→ REQUIRED TASK:
Quote the listing below in full and exactly as written, but omit every picture.

## START COLLECTED DATA

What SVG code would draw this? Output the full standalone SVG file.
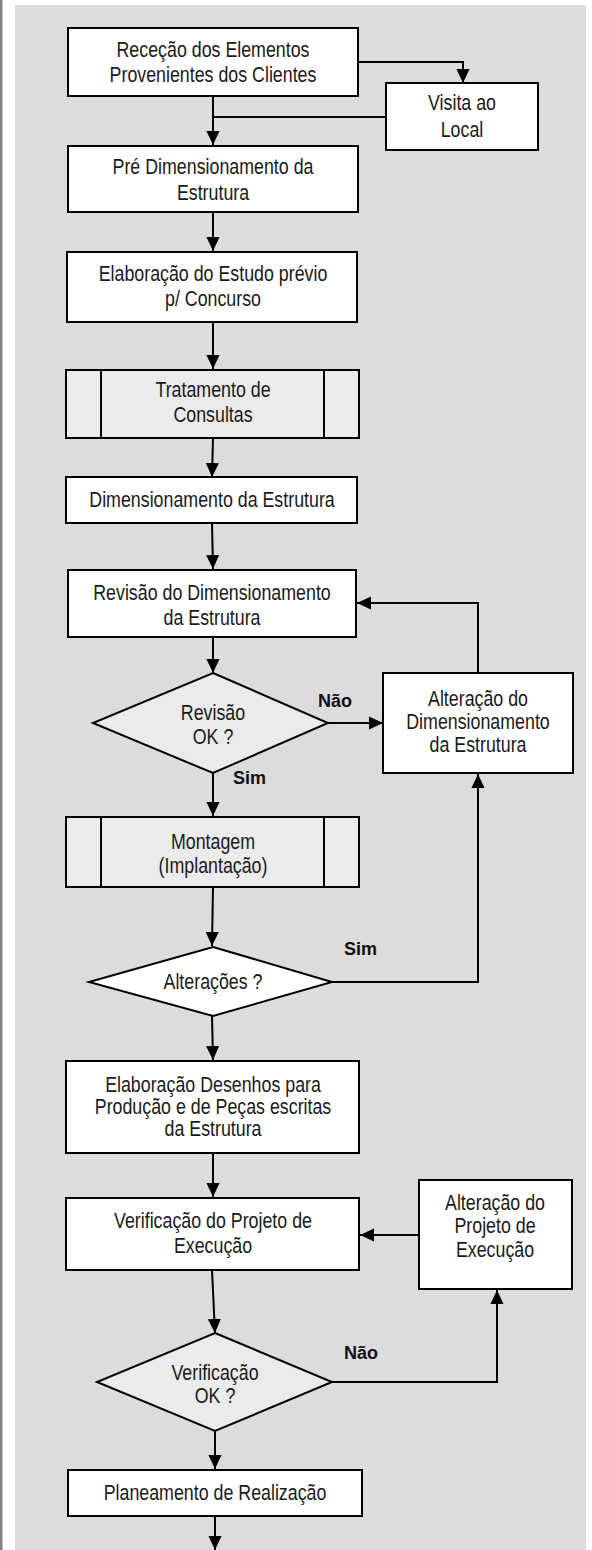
<svg xmlns="http://www.w3.org/2000/svg" width="592" height="1550" viewBox="0 0 592 1550">
<style>
.t{font-family:"Liberation Sans",Arial,sans-serif;font-size:22px;fill:#1a1a1a;text-anchor:middle}
.lb{font-family:"Liberation Sans",Arial,sans-serif;font-weight:bold;font-size:18px;fill:#111}
.box{fill:#fff;stroke:#000;stroke-width:2}
.sub{fill:#ebebeb;stroke:#000;stroke-width:2}
.ln{fill:none;stroke:#000;stroke-width:2}
</style>
<defs>
<marker id="ah" markerUnits="userSpaceOnUse" markerWidth="14" markerHeight="15" viewBox="0 0 15 14" refX="15" refY="7" orient="auto">
<path d="M0,0 L15,7 L0,14 z" fill="#000"/>
</marker>
</defs>
<rect x="0" y="0" width="592" height="1550" fill="#fff"/>
<rect x="0" y="0" width="2.5" height="1550" fill="#808080"/>
<rect x="15" y="5" width="571" height="1545" fill="#dcdcdc"/>

<g id="connectors">
<polyline class="ln" points="358,62 463,62 463,83" marker-end="url(#ah)"/>
<line class="ln" x1="213" y1="96" x2="213" y2="145" marker-end="url(#ah)"/>
<line class="ln" x1="386" y1="117" x2="213" y2="117"/>
<line class="ln" x1="213" y1="212" x2="213" y2="251" marker-end="url(#ah)"/>
<line class="ln" x1="213" y1="322" x2="213" y2="369" marker-end="url(#ah)"/>
<line class="ln" x1="213" y1="438" x2="212" y2="477" marker-end="url(#ah)"/>
<line class="ln" x1="212" y1="523" x2="213" y2="569" marker-end="url(#ah)"/>
<line class="ln" x1="213" y1="637" x2="213" y2="673" marker-end="url(#ah)"/>
<polyline class="ln" points="478,673 478,603 357,603" marker-end="url(#ah)"/>
<line class="ln" x1="328" y1="723" x2="383" y2="723" marker-end="url(#ah)"/>
<line class="ln" x1="213" y1="773" x2="213" y2="816" marker-end="url(#ah)"/>
<line class="ln" x1="213" y1="887" x2="212" y2="946" marker-end="url(#ah)"/>
<polyline class="ln" points="332,982 478,982 478,774" marker-end="url(#ah)"/>
<line class="ln" x1="212" y1="1016" x2="213" y2="1060" marker-end="url(#ah)"/>
<line class="ln" x1="213" y1="1153" x2="213" y2="1197" marker-end="url(#ah)"/>
<line class="ln" x1="419" y1="1235" x2="360" y2="1235" marker-end="url(#ah)"/>
<line class="ln" x1="212" y1="1270" x2="215" y2="1333" marker-end="url(#ah)"/>
<polyline class="ln" points="332,1382 497,1382 497,1290" marker-end="url(#ah)"/>
<line class="ln" x1="215" y1="1431" x2="215" y2="1469" marker-end="url(#ah)"/>
<line class="ln" x1="215" y1="1516" x2="215" y2="1550" marker-end="url(#ah)"/>
</g>

<g id="rececao">
<rect class="box" x="68" y="28" width="290" height="68"/>
<text class="t" transform="translate(213,57) scale(0.81,1)">Receção dos Elementos</text>
<text class="t" transform="translate(213,82) scale(0.81,1)">Provenientes dos Clientes</text>
</g>
<g id="visita">
<rect class="box" x="386" y="83" width="152" height="67"/>
<text class="t" transform="translate(462,110) scale(0.81,1)">Visita ao</text>
<text class="t" transform="translate(462,137) scale(0.81,1)">Local</text>
</g>
<g id="pre">
<rect class="box" x="68" y="146" width="290" height="66"/>
<text class="t" transform="translate(213,174) scale(0.81,1)">Pré Dimensionamento da</text>
<text class="t" transform="translate(213,200) scale(0.81,1)">Estrutura</text>
</g>
<g id="estudo">
<rect class="box" x="67" y="252" width="290" height="70"/>
<text class="t" transform="translate(213,281) scale(0.81,1)">Elaboração do Estudo prévio</text>
<text class="t" transform="translate(213,306) scale(0.81,1)">p/ Concurso</text>
</g>
<g id="consultas">
<rect class="sub" x="66" y="370" width="293" height="68"/>
<line class="ln" x1="101" y1="370" x2="101" y2="438"/>
<line class="ln" x1="324" y1="370" x2="324" y2="438"/>
<text class="t" transform="translate(213,397) scale(0.81,1)">Tratamento de</text>
<text class="t" transform="translate(213,422) scale(0.81,1)">Consultas</text>
</g>
<g id="dimensionamento">
<rect class="box" x="66" y="477" width="291" height="46"/>
<text class="t" transform="translate(212,507) scale(0.81,1)">Dimensionamento da Estrutura</text>
</g>
<g id="revisao">
<rect class="box" x="68" y="570" width="288" height="67"/>
<text class="t" transform="translate(212,600) scale(0.81,1)">Revisão do Dimensionamento</text>
<text class="t" transform="translate(212,625) scale(0.81,1)">da Estrutura</text>
</g>
<g id="revisao-ok">
<polygon class="sub" points="213,673 328,723 213,773 93,723"/>
<text class="t" transform="translate(213,720) scale(0.81,1)">Revisão</text>
<text class="t" transform="translate(213,744) scale(0.81,1)">OK ?</text>
</g>
<g id="alteracao-dim">
<rect class="box" x="383" y="673" width="190" height="100"/>
<text class="t" transform="translate(478,706) scale(0.81,1)">Alteração do</text>
<text class="t" transform="translate(478,729) scale(0.81,1)">Dimensionamento</text>
<text class="t" transform="translate(478,752) scale(0.81,1)">da Estrutura</text>
</g>
<g id="montagem">
<rect class="sub" x="66" y="817" width="293" height="70"/>
<line class="ln" x1="101" y1="817" x2="101" y2="887"/>
<line class="ln" x1="324" y1="817" x2="324" y2="887"/>
<text class="t" transform="translate(213,849) scale(0.81,1)">Montagem</text>
<text class="t" transform="translate(213,873) scale(0.81,1)">(Implantação)</text>
</g>
<g id="alteracoes">
<polygon class="box" points="213,947 332,982 213,1016 89,982"/>
<text class="t" transform="translate(213,989) scale(0.81,1)">Alterações ?</text>
</g>
<g id="desenhos">
<rect class="box" x="66" y="1061" width="293" height="92"/>
<text class="t" transform="translate(213,1092) scale(0.81,1)">Elaboração Desenhos para</text>
<text class="t" transform="translate(213,1114) scale(0.81,1)">Produção e de Peças escritas</text>
<text class="t" transform="translate(213,1136) scale(0.81,1)">da Estrutura</text>
</g>
<g id="verificacao">
<rect class="box" x="66" y="1198" width="293" height="72"/>
<text class="t" transform="translate(213,1228) scale(0.81,1)">Verificação do Projeto de</text>
<text class="t" transform="translate(213,1253) scale(0.81,1)">Execução</text>
</g>
<g id="alteracao-proj">
<rect class="box" x="419" y="1180" width="153" height="109"/>
<text class="t" transform="translate(495,1210) scale(0.81,1)">Alteração do</text>
<text class="t" transform="translate(495,1233) scale(0.81,1)">Projeto de</text>
<text class="t" transform="translate(495,1257) scale(0.81,1)">Execução</text>
</g>
<g id="verificacao-ok">
<polygon class="sub" points="215,1333 332,1382 215,1431 97,1382"/>
<text class="t" transform="translate(215,1380) scale(0.81,1)">Verificação</text>
<text class="t" transform="translate(215,1403) scale(0.81,1)">OK ?</text>
</g>
<g id="planeamento">
<rect class="box" x="68" y="1470" width="294" height="46"/>
<text class="t" transform="translate(215,1500) scale(0.81,1)">Planeamento de Realização</text>
</g>
<g id="labels">
<text class="lb" x="318" y="707">Não</text>
<text class="lb" x="233" y="784">Sim</text>
<text class="lb" x="344" y="955">Sim</text>
<text class="lb" x="344" y="1359">Não</text>
</g>
</svg>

## END COLLECTED DATA

→ WORKED ANSWER:
What SVG code would draw this? Output the full standalone SVG file.
<svg xmlns="http://www.w3.org/2000/svg" width="592" height="1550" viewBox="0 0 592 1550">
<style>
.t{font-family:"Liberation Sans",Arial,sans-serif;font-size:22px;fill:#1a1a1a;text-anchor:middle}
.lb{font-family:"Liberation Sans",Arial,sans-serif;font-weight:bold;font-size:18px;fill:#111}
.box{fill:#fff;stroke:#000;stroke-width:2}
.sub{fill:#ebebeb;stroke:#000;stroke-width:2}
.ln{fill:none;stroke:#000;stroke-width:2}
</style>
<defs>
<marker id="ah" markerUnits="userSpaceOnUse" markerWidth="14" markerHeight="15" viewBox="0 0 15 14" refX="15" refY="7" orient="auto">
<path d="M0,0 L15,7 L0,14 z" fill="#000"/>
</marker>
</defs>
<rect x="0" y="0" width="592" height="1550" fill="#fff"/>
<rect x="0" y="0" width="2.5" height="1550" fill="#808080"/>
<rect x="15" y="5" width="571" height="1545" fill="#dcdcdc"/>

<g id="connectors">
<polyline class="ln" points="358,62 463,62 463,83" marker-end="url(#ah)"/>
<line class="ln" x1="213" y1="96" x2="213" y2="145" marker-end="url(#ah)"/>
<line class="ln" x1="386" y1="117" x2="213" y2="117"/>
<line class="ln" x1="213" y1="212" x2="213" y2="251" marker-end="url(#ah)"/>
<line class="ln" x1="213" y1="322" x2="213" y2="369" marker-end="url(#ah)"/>
<line class="ln" x1="213" y1="438" x2="212" y2="477" marker-end="url(#ah)"/>
<line class="ln" x1="212" y1="523" x2="213" y2="569" marker-end="url(#ah)"/>
<line class="ln" x1="213" y1="637" x2="213" y2="673" marker-end="url(#ah)"/>
<polyline class="ln" points="478,673 478,603 357,603" marker-end="url(#ah)"/>
<line class="ln" x1="328" y1="723" x2="383" y2="723" marker-end="url(#ah)"/>
<line class="ln" x1="213" y1="773" x2="213" y2="816" marker-end="url(#ah)"/>
<line class="ln" x1="213" y1="887" x2="212" y2="946" marker-end="url(#ah)"/>
<polyline class="ln" points="332,982 478,982 478,774" marker-end="url(#ah)"/>
<line class="ln" x1="212" y1="1016" x2="213" y2="1060" marker-end="url(#ah)"/>
<line class="ln" x1="213" y1="1153" x2="213" y2="1197" marker-end="url(#ah)"/>
<line class="ln" x1="419" y1="1235" x2="360" y2="1235" marker-end="url(#ah)"/>
<line class="ln" x1="212" y1="1270" x2="215" y2="1333" marker-end="url(#ah)"/>
<polyline class="ln" points="332,1382 497,1382 497,1290" marker-end="url(#ah)"/>
<line class="ln" x1="215" y1="1431" x2="215" y2="1469" marker-end="url(#ah)"/>
<line class="ln" x1="215" y1="1516" x2="215" y2="1550" marker-end="url(#ah)"/>
</g>

<g id="rececao">
<rect class="box" x="68" y="28" width="290" height="68"/>
<text class="t" transform="translate(213,57) scale(0.81,1)">Receção dos Elementos</text>
<text class="t" transform="translate(213,82) scale(0.81,1)">Provenientes dos Clientes</text>
</g>
<g id="visita">
<rect class="box" x="386" y="83" width="152" height="67"/>
<text class="t" transform="translate(462,110) scale(0.81,1)">Visita ao</text>
<text class="t" transform="translate(462,137) scale(0.81,1)">Local</text>
</g>
<g id="pre">
<rect class="box" x="68" y="146" width="290" height="66"/>
<text class="t" transform="translate(213,174) scale(0.81,1)">Pré Dimensionamento da</text>
<text class="t" transform="translate(213,200) scale(0.81,1)">Estrutura</text>
</g>
<g id="estudo">
<rect class="box" x="67" y="252" width="290" height="70"/>
<text class="t" transform="translate(213,281) scale(0.81,1)">Elaboração do Estudo prévio</text>
<text class="t" transform="translate(213,306) scale(0.81,1)">p/ Concurso</text>
</g>
<g id="consultas">
<rect class="sub" x="66" y="370" width="293" height="68"/>
<line class="ln" x1="101" y1="370" x2="101" y2="438"/>
<line class="ln" x1="324" y1="370" x2="324" y2="438"/>
<text class="t" transform="translate(213,397) scale(0.81,1)">Tratamento de</text>
<text class="t" transform="translate(213,422) scale(0.81,1)">Consultas</text>
</g>
<g id="dimensionamento">
<rect class="box" x="66" y="477" width="291" height="46"/>
<text class="t" transform="translate(212,507) scale(0.81,1)">Dimensionamento da Estrutura</text>
</g>
<g id="revisao">
<rect class="box" x="68" y="570" width="288" height="67"/>
<text class="t" transform="translate(212,600) scale(0.81,1)">Revisão do Dimensionamento</text>
<text class="t" transform="translate(212,625) scale(0.81,1)">da Estrutura</text>
</g>
<g id="revisao-ok">
<polygon class="sub" points="213,673 328,723 213,773 93,723"/>
<text class="t" transform="translate(213,720) scale(0.81,1)">Revisão</text>
<text class="t" transform="translate(213,744) scale(0.81,1)">OK ?</text>
</g>
<g id="alteracao-dim">
<rect class="box" x="383" y="673" width="190" height="100"/>
<text class="t" transform="translate(478,706) scale(0.81,1)">Alteração do</text>
<text class="t" transform="translate(478,729) scale(0.81,1)">Dimensionamento</text>
<text class="t" transform="translate(478,752) scale(0.81,1)">da Estrutura</text>
</g>
<g id="montagem">
<rect class="sub" x="66" y="817" width="293" height="70"/>
<line class="ln" x1="101" y1="817" x2="101" y2="887"/>
<line class="ln" x1="324" y1="817" x2="324" y2="887"/>
<text class="t" transform="translate(213,849) scale(0.81,1)">Montagem</text>
<text class="t" transform="translate(213,873) scale(0.81,1)">(Implantação)</text>
</g>
<g id="alteracoes">
<polygon class="box" points="213,947 332,982 213,1016 89,982"/>
<text class="t" transform="translate(213,989) scale(0.81,1)">Alterações ?</text>
</g>
<g id="desenhos">
<rect class="box" x="66" y="1061" width="293" height="92"/>
<text class="t" transform="translate(213,1092) scale(0.81,1)">Elaboração Desenhos para</text>
<text class="t" transform="translate(213,1114) scale(0.81,1)">Produção e de Peças escritas</text>
<text class="t" transform="translate(213,1136) scale(0.81,1)">da Estrutura</text>
</g>
<g id="verificacao">
<rect class="box" x="66" y="1198" width="293" height="72"/>
<text class="t" transform="translate(213,1228) scale(0.81,1)">Verificação do Projeto de</text>
<text class="t" transform="translate(213,1253) scale(0.81,1)">Execução</text>
</g>
<g id="alteracao-proj">
<rect class="box" x="419" y="1180" width="153" height="109"/>
<text class="t" transform="translate(495,1210) scale(0.81,1)">Alteração do</text>
<text class="t" transform="translate(495,1233) scale(0.81,1)">Projeto de</text>
<text class="t" transform="translate(495,1257) scale(0.81,1)">Execução</text>
</g>
<g id="verificacao-ok">
<polygon class="sub" points="215,1333 332,1382 215,1431 97,1382"/>
<text class="t" transform="translate(215,1380) scale(0.81,1)">Verificação</text>
<text class="t" transform="translate(215,1403) scale(0.81,1)">OK ?</text>
</g>
<g id="planeamento">
<rect class="box" x="68" y="1470" width="294" height="46"/>
<text class="t" transform="translate(215,1500) scale(0.81,1)">Planeamento de Realização</text>
</g>
<g id="labels">
<text class="lb" x="318" y="707">Não</text>
<text class="lb" x="233" y="784">Sim</text>
<text class="lb" x="344" y="955">Sim</text>
<text class="lb" x="344" y="1359">Não</text>
</g>
</svg>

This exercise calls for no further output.